# Problem requirements
Extract each line where the string "that" shows up.

# Stored records
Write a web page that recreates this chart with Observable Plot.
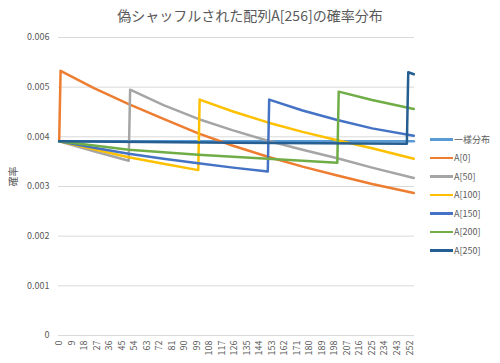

---

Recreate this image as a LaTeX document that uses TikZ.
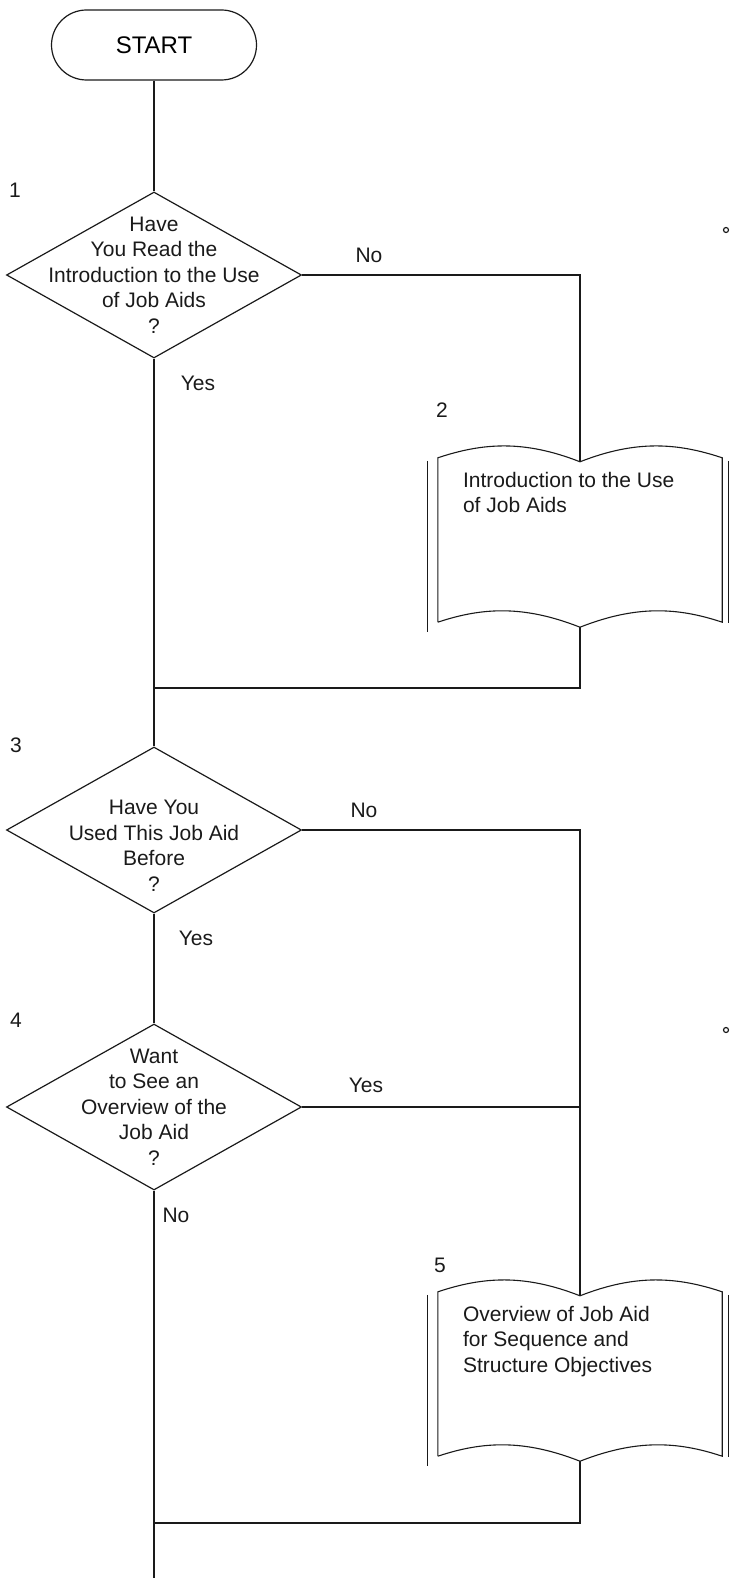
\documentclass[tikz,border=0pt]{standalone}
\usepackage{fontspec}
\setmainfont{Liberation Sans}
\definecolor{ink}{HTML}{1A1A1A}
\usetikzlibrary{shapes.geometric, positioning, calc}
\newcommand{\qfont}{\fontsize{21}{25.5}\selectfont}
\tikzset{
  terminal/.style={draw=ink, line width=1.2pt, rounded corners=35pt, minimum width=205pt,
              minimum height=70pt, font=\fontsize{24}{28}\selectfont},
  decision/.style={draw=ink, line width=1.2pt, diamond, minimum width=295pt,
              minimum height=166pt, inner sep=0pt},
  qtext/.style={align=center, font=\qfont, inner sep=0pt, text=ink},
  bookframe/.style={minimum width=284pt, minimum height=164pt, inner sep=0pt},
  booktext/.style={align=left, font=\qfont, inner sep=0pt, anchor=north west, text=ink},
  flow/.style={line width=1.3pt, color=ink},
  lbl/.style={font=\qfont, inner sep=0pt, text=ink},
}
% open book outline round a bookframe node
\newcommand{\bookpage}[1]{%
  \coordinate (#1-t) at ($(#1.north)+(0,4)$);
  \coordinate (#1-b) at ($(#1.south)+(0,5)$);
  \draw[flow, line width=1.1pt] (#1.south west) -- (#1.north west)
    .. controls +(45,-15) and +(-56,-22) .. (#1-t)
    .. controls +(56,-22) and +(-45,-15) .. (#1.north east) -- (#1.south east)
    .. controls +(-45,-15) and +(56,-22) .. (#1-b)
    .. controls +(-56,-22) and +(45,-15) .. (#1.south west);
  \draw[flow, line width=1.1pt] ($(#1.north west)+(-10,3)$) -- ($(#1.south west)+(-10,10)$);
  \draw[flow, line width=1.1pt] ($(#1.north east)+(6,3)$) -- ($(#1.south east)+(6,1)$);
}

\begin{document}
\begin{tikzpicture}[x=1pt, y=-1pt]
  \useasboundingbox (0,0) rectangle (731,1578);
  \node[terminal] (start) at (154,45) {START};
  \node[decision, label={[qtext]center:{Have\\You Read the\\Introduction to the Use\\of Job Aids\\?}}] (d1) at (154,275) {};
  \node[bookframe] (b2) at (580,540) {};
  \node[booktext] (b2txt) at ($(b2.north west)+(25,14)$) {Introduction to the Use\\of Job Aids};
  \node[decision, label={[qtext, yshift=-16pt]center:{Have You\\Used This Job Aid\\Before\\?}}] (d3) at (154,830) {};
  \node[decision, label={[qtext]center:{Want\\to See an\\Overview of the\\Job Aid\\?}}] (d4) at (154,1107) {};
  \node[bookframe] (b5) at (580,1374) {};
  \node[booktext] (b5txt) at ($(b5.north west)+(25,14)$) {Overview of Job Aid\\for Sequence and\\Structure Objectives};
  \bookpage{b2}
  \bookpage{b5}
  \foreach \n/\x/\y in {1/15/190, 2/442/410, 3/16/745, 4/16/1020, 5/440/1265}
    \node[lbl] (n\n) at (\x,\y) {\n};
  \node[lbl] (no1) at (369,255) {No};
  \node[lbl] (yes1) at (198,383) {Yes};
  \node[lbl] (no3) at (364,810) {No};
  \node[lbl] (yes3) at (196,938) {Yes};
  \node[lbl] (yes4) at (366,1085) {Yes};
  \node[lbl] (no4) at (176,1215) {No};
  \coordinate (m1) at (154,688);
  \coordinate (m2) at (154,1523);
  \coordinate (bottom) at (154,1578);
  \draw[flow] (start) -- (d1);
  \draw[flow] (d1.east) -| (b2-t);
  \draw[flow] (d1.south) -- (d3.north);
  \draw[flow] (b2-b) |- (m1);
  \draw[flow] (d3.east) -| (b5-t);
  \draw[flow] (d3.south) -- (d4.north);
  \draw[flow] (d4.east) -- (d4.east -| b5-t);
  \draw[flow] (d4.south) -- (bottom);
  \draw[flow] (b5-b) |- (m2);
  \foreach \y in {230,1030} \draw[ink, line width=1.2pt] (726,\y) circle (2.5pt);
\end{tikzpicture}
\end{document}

# Output for this task
Write a web page that recreates this chart with Observable Plot.
Recreate this image as a LaTeX document that uses TikZ.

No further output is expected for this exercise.